| What you should do |
Starting at the line that contains "What seaborn and" and stopping after the line that contains "line.set_zorder(3)", copy the lines exactly. Pictures are left out.

++++ Records for this task ++++

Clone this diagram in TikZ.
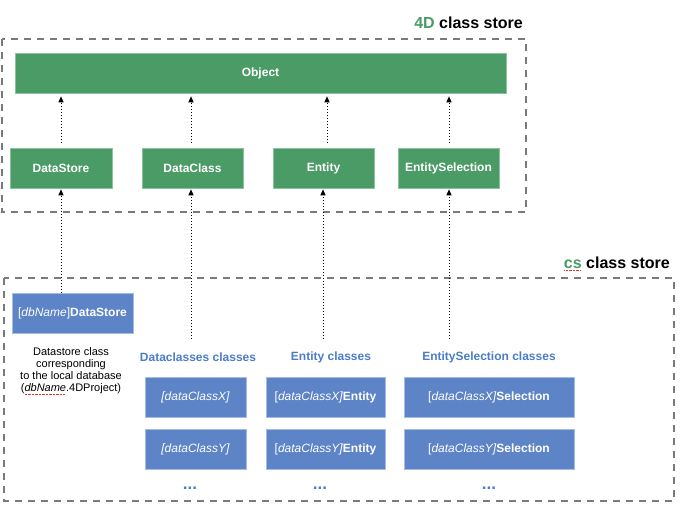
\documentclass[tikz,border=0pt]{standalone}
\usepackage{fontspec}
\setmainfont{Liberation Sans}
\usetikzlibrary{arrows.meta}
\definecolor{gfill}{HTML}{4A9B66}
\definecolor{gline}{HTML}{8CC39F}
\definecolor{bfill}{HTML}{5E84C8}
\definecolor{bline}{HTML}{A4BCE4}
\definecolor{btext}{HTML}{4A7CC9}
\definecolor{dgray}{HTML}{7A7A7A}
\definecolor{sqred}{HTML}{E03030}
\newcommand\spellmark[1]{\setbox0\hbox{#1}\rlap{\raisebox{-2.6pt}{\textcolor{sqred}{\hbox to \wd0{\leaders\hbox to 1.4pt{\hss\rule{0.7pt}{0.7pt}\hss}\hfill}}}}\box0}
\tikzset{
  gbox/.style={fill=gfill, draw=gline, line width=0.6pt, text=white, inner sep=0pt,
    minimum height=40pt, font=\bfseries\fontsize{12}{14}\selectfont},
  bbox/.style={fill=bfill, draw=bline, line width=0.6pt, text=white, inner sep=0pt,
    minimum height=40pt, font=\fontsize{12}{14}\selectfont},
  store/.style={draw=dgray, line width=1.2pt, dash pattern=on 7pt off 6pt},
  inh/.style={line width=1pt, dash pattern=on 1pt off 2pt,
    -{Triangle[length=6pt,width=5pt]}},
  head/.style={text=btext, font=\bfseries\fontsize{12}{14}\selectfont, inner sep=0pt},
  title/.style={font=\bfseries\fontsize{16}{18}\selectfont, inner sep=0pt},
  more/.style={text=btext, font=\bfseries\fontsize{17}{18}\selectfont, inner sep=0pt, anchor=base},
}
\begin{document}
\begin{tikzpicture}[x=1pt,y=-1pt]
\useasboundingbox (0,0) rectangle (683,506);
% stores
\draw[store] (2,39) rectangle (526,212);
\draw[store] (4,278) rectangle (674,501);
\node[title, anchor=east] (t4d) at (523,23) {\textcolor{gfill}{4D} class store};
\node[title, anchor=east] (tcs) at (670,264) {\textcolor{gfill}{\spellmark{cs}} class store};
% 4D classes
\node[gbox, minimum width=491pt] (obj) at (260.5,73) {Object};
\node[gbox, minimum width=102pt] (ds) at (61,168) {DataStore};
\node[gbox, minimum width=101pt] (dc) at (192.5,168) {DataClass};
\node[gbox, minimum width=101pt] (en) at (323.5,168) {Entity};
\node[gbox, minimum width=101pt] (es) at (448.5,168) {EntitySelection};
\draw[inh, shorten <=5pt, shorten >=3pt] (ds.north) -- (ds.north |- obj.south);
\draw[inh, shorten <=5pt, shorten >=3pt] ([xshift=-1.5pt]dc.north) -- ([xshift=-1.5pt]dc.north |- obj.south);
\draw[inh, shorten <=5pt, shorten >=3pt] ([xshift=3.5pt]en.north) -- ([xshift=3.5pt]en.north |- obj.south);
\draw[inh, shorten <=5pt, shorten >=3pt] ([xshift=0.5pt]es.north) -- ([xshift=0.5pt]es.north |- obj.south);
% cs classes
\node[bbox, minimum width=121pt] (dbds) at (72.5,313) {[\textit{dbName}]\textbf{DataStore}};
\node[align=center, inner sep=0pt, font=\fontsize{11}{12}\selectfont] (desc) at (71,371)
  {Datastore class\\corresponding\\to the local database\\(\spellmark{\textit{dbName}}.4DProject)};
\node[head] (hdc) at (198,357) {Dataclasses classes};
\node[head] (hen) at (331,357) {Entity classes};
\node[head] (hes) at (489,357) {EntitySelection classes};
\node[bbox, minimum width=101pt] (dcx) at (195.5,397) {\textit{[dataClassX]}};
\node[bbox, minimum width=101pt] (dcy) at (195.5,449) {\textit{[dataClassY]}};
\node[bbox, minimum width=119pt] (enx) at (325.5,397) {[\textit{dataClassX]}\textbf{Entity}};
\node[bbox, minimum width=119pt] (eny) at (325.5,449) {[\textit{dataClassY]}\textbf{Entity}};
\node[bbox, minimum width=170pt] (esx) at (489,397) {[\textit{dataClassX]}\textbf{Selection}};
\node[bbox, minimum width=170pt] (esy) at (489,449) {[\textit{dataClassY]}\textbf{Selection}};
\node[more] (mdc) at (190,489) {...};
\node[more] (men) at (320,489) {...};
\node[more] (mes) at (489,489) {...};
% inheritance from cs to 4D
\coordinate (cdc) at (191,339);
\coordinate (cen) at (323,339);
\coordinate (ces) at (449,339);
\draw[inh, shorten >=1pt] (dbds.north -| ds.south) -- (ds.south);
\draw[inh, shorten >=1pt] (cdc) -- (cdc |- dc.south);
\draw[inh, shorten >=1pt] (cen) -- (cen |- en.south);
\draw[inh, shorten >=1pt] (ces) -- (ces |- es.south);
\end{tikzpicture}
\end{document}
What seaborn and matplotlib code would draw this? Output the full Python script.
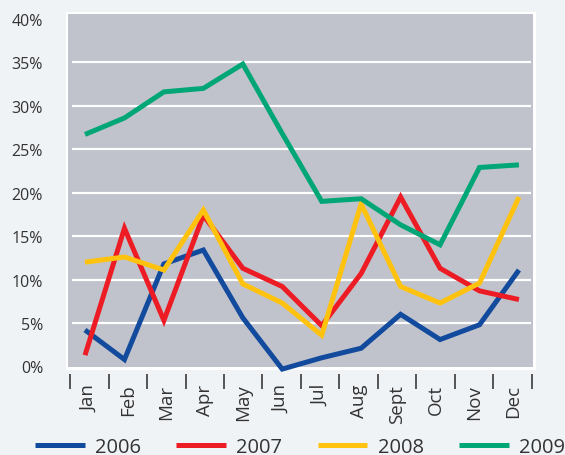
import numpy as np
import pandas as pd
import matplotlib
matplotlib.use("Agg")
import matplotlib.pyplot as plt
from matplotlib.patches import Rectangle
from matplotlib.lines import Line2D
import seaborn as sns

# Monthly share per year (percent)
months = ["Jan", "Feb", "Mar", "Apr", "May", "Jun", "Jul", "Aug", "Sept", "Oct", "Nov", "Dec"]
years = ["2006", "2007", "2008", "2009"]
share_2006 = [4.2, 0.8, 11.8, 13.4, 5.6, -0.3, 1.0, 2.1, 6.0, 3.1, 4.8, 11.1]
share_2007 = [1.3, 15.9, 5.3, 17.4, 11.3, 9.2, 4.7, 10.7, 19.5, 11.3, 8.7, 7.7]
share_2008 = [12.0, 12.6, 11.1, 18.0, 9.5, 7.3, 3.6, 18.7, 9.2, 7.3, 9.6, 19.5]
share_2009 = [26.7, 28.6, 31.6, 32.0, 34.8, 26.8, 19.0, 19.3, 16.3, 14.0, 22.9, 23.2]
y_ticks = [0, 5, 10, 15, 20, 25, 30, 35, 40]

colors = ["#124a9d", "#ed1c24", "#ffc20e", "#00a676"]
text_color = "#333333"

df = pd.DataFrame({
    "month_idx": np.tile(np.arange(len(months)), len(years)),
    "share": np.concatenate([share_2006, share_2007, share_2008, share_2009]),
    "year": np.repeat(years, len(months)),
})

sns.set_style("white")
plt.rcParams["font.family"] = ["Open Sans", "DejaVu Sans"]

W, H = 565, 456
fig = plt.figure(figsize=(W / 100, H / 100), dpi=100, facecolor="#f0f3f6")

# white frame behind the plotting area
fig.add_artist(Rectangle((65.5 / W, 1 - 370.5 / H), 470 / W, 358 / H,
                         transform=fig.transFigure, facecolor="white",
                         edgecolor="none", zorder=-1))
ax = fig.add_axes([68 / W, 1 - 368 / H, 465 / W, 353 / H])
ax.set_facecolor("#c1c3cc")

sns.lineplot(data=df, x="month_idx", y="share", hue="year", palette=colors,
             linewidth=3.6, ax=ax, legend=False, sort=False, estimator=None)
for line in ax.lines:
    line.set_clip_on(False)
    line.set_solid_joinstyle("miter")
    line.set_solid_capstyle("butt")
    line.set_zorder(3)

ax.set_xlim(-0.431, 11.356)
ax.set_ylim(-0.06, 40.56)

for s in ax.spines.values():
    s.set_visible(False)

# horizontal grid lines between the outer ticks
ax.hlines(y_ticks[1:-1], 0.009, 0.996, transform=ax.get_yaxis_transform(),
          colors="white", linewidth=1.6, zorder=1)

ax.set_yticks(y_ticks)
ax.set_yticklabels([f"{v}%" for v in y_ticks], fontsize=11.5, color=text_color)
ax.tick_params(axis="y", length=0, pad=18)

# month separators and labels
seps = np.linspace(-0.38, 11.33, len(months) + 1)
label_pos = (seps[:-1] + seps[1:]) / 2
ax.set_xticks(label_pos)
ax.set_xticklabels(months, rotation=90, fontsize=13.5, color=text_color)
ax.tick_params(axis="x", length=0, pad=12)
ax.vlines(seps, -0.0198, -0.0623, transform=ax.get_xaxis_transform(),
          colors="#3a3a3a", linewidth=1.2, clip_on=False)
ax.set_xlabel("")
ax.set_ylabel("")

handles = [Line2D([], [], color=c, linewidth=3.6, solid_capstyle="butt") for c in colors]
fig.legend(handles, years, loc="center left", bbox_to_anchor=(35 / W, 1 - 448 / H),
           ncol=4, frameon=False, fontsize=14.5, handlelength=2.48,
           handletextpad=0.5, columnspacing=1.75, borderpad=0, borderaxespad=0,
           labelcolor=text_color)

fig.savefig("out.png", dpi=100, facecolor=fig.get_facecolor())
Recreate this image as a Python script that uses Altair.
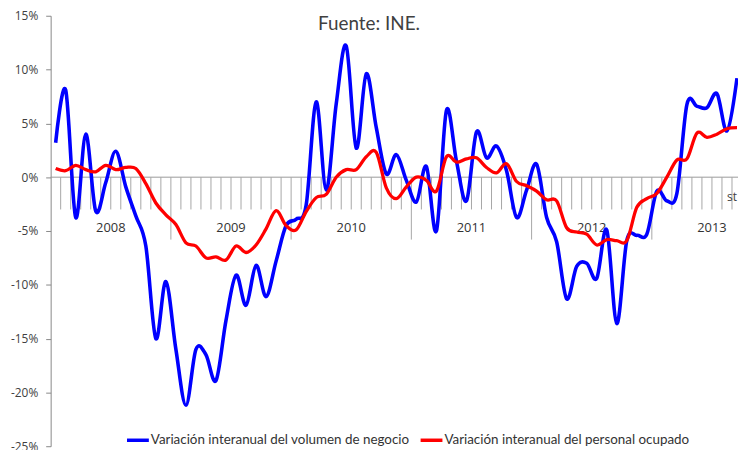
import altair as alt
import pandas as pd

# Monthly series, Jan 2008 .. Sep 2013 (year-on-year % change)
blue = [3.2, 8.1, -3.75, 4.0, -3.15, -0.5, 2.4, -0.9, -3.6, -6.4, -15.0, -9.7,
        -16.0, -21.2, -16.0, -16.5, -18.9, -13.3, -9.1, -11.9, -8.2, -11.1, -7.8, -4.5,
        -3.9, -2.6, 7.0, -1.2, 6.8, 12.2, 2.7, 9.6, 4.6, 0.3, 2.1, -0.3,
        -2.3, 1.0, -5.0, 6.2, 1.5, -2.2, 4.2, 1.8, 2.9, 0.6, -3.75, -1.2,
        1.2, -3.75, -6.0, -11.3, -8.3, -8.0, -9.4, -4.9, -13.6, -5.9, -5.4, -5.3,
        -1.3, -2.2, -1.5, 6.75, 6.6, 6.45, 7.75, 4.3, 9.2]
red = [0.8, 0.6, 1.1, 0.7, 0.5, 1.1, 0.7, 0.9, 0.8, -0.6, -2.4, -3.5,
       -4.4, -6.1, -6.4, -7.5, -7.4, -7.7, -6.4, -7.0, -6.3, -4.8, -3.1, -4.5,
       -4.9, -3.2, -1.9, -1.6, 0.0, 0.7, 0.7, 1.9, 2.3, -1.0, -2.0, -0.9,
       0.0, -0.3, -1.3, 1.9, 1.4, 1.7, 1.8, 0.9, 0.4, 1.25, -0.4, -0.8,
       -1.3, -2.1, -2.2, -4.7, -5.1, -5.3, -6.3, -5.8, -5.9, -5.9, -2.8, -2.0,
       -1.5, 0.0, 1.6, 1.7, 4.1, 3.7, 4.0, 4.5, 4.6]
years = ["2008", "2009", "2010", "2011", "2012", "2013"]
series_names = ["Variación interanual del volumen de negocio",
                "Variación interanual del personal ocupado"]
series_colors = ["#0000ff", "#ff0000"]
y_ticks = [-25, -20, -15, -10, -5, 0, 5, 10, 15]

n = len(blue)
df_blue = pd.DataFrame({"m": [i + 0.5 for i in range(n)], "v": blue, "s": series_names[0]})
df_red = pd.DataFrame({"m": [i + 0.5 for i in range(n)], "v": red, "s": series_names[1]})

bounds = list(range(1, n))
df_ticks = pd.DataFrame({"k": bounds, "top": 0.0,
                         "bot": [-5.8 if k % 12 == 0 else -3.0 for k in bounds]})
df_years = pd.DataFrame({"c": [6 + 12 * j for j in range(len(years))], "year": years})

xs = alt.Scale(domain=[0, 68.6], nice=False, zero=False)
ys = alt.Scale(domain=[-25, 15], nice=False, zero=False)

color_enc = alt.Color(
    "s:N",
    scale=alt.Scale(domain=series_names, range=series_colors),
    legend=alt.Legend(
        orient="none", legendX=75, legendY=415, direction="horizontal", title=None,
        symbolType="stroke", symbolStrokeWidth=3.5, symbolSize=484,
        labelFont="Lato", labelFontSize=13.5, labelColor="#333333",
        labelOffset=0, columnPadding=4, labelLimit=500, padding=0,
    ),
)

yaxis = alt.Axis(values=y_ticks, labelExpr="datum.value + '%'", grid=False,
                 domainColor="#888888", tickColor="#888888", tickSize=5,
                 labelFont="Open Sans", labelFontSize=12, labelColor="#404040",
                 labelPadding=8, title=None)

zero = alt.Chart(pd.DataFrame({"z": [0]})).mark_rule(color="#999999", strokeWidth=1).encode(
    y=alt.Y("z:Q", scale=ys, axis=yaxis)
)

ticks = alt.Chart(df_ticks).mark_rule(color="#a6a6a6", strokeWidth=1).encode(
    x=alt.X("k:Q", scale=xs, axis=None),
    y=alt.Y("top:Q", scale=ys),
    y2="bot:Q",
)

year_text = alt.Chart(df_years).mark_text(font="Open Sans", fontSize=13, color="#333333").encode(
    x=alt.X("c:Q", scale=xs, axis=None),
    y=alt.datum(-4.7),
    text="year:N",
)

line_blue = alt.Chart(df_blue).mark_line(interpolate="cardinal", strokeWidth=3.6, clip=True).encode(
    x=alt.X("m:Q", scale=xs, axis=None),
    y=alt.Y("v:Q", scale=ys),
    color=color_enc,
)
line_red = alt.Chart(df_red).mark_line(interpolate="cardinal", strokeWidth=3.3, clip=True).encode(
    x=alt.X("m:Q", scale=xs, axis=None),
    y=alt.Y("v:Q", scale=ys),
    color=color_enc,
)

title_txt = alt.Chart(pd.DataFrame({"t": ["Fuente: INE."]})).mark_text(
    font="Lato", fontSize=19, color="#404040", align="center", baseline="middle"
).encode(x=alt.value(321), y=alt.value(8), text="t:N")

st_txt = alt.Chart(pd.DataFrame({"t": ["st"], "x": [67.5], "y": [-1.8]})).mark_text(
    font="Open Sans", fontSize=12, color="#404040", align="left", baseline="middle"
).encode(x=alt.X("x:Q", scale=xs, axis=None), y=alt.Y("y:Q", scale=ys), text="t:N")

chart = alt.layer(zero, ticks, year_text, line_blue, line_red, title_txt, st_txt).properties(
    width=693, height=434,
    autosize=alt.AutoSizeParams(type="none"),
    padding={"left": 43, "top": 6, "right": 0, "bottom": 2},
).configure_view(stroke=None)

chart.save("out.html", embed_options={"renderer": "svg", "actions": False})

++++

| Solution to this task |
What seaborn and matplotlib code would draw this? Output the full Python script.
import numpy as np
import pandas as pd
import matplotlib
matplotlib.use("Agg")
import matplotlib.pyplot as plt
from matplotlib.patches import Rectangle
from matplotlib.lines import Line2D
import seaborn as sns

# Monthly share per year (percent)
months = ["Jan", "Feb", "Mar", "Apr", "May", "Jun", "Jul", "Aug", "Sept", "Oct", "Nov", "Dec"]
years = ["2006", "2007", "2008", "2009"]
share_2006 = [4.2, 0.8, 11.8, 13.4, 5.6, -0.3, 1.0, 2.1, 6.0, 3.1, 4.8, 11.1]
share_2007 = [1.3, 15.9, 5.3, 17.4, 11.3, 9.2, 4.7, 10.7, 19.5, 11.3, 8.7, 7.7]
share_2008 = [12.0, 12.6, 11.1, 18.0, 9.5, 7.3, 3.6, 18.7, 9.2, 7.3, 9.6, 19.5]
share_2009 = [26.7, 28.6, 31.6, 32.0, 34.8, 26.8, 19.0, 19.3, 16.3, 14.0, 22.9, 23.2]
y_ticks = [0, 5, 10, 15, 20, 25, 30, 35, 40]

colors = ["#124a9d", "#ed1c24", "#ffc20e", "#00a676"]
text_color = "#333333"

df = pd.DataFrame({
    "month_idx": np.tile(np.arange(len(months)), len(years)),
    "share": np.concatenate([share_2006, share_2007, share_2008, share_2009]),
    "year": np.repeat(years, len(months)),
})

sns.set_style("white")
plt.rcParams["font.family"] = ["Open Sans", "DejaVu Sans"]

W, H = 565, 456
fig = plt.figure(figsize=(W / 100, H / 100), dpi=100, facecolor="#f0f3f6")

# white frame behind the plotting area
fig.add_artist(Rectangle((65.5 / W, 1 - 370.5 / H), 470 / W, 358 / H,
                         transform=fig.transFigure, facecolor="white",
                         edgecolor="none", zorder=-1))
ax = fig.add_axes([68 / W, 1 - 368 / H, 465 / W, 353 / H])
ax.set_facecolor("#c1c3cc")

sns.lineplot(data=df, x="month_idx", y="share", hue="year", palette=colors,
             linewidth=3.6, ax=ax, legend=False, sort=False, estimator=None)
for line in ax.lines:
    line.set_clip_on(False)
    line.set_solid_joinstyle("miter")
    line.set_solid_capstyle("butt")
    line.set_zorder(3)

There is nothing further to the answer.